■ STATED PROBLEM ■
Reproduce the listing exactly, with no pictures in your copy.
** start of MATERIAL **
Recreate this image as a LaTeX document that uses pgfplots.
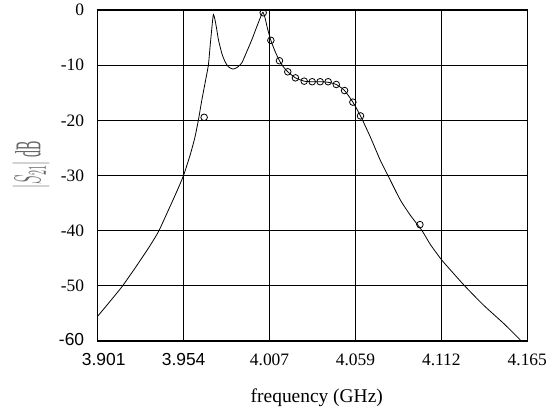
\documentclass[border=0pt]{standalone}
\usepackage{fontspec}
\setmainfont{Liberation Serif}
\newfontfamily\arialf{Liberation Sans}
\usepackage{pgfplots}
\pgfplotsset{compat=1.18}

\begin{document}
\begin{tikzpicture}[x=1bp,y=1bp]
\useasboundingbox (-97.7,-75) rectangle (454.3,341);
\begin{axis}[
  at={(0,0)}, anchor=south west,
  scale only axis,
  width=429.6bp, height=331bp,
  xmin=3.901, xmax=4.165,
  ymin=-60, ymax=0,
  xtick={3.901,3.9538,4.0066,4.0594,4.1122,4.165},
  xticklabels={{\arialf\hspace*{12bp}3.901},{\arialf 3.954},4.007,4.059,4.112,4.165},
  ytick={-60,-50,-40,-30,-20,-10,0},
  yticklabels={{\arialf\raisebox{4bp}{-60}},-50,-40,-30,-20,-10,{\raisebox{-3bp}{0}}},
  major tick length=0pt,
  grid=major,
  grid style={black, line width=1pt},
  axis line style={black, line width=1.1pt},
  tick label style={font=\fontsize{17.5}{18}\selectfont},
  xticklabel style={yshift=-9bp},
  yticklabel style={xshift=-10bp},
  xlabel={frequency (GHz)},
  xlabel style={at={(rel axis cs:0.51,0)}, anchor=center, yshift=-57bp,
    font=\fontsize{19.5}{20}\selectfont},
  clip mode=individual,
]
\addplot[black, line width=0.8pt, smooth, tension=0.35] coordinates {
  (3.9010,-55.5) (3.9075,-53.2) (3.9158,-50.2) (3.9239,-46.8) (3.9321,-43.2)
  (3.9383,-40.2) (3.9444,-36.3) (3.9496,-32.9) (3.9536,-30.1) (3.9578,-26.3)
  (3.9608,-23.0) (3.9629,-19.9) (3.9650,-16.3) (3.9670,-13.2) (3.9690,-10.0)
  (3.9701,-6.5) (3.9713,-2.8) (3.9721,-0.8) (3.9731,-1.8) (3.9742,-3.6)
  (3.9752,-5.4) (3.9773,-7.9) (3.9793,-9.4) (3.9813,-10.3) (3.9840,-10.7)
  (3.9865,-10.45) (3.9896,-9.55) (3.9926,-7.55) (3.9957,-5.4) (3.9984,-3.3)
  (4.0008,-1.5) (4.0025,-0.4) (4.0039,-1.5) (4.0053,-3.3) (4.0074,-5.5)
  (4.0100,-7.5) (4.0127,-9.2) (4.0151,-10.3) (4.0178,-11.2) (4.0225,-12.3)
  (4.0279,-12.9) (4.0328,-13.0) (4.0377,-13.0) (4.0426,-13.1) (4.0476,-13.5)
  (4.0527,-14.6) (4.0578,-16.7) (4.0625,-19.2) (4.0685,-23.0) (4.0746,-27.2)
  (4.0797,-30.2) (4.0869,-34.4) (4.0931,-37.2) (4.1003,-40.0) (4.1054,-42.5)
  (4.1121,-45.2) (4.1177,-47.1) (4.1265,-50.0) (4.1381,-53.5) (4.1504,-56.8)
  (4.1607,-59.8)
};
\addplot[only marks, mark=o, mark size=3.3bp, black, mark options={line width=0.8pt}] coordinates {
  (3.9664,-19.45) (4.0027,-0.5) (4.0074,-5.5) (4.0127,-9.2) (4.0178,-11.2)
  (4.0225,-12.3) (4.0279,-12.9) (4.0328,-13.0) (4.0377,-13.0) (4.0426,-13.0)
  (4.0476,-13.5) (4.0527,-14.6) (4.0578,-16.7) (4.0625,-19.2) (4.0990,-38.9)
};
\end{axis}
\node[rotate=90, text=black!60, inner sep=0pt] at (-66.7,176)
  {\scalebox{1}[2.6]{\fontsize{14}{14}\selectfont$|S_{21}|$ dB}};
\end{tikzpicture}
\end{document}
** end of MATERIAL **
■ SOLUTION TO THIS PROBLEM ■
Recreate this image as a LaTeX document that uses pgfplots.
\documentclass[border=0pt]{standalone}
\usepackage{fontspec}
\setmainfont{Liberation Serif}
\newfontfamily\arialf{Liberation Sans}
\usepackage{pgfplots}
\pgfplotsset{compat=1.18}

\begin{document}
\begin{tikzpicture}[x=1bp,y=1bp]
\useasboundingbox (-97.7,-75) rectangle (454.3,341);
\begin{axis}[
  at={(0,0)}, anchor=south west,
  scale only axis,
  width=429.6bp, height=331bp,
  xmin=3.901, xmax=4.165,
  ymin=-60, ymax=0,
  xtick={3.901,3.9538,4.0066,4.0594,4.1122,4.165},
  xticklabels={{\arialf\hspace*{12bp}3.901},{\arialf 3.954},4.007,4.059,4.112,4.165},
  ytick={-60,-50,-40,-30,-20,-10,0},
  yticklabels={{\arialf\raisebox{4bp}{-60}},-50,-40,-30,-20,-10,{\raisebox{-3bp}{0}}},
  major tick length=0pt,
  grid=major,
  grid style={black, line width=1pt},
  axis line style={black, line width=1.1pt},
  tick label style={font=\fontsize{17.5}{18}\selectfont},
  xticklabel style={yshift=-9bp},
  yticklabel style={xshift=-10bp},
  xlabel={frequency (GHz)},
  xlabel style={at={(rel axis cs:0.51,0)}, anchor=center, yshift=-57bp,
    font=\fontsize{19.5}{20}\selectfont},
  clip mode=individual,
]
\addplot[black, line width=0.8pt, smooth, tension=0.35] coordinates {
  (3.9010,-55.5) (3.9075,-53.2) (3.9158,-50.2) (3.9239,-46.8) (3.9321,-43.2)
  (3.9383,-40.2) (3.9444,-36.3) (3.9496,-32.9) (3.9536,-30.1) (3.9578,-26.3)
  (3.9608,-23.0) (3.9629,-19.9) (3.9650,-16.3) (3.9670,-13.2) (3.9690,-10.0)
  (3.9701,-6.5) (3.9713,-2.8) (3.9721,-0.8) (3.9731,-1.8) (3.9742,-3.6)
  (3.9752,-5.4) (3.9773,-7.9) (3.9793,-9.4) (3.9813,-10.3) (3.9840,-10.7)
  (3.9865,-10.45) (3.9896,-9.55) (3.9926,-7.55) (3.9957,-5.4) (3.9984,-3.3)
  (4.0008,-1.5) (4.0025,-0.4) (4.0039,-1.5) (4.0053,-3.3) (4.0074,-5.5)
  (4.0100,-7.5) (4.0127,-9.2) (4.0151,-10.3) (4.0178,-11.2) (4.0225,-12.3)
  (4.0279,-12.9) (4.0328,-13.0) (4.0377,-13.0) (4.0426,-13.1) (4.0476,-13.5)
  (4.0527,-14.6) (4.0578,-16.7) (4.0625,-19.2) (4.0685,-23.0) (4.0746,-27.2)
  (4.0797,-30.2) (4.0869,-34.4) (4.0931,-37.2) (4.1003,-40.0) (4.1054,-42.5)
  (4.1121,-45.2) (4.1177,-47.1) (4.1265,-50.0) (4.1381,-53.5) (4.1504,-56.8)
  (4.1607,-59.8)
};
\addplot[only marks, mark=o, mark size=3.3bp, black, mark options={line width=0.8pt}] coordinates {
  (3.9664,-19.45) (4.0027,-0.5) (4.0074,-5.5) (4.0127,-9.2) (4.0178,-11.2)
  (4.0225,-12.3) (4.0279,-12.9) (4.0328,-13.0) (4.0377,-13.0) (4.0426,-13.0)
  (4.0476,-13.5) (4.0527,-14.6) (4.0578,-16.7) (4.0625,-19.2) (4.0990,-38.9)
};
\end{axis}
\node[rotate=90, text=black!60, inner sep=0pt] at (-66.7,176)
  {\scalebox{1}[2.6]{\fontsize{14}{14}\selectfont$|S_{21}|$ dB}};
\end{tikzpicture}
\end{document}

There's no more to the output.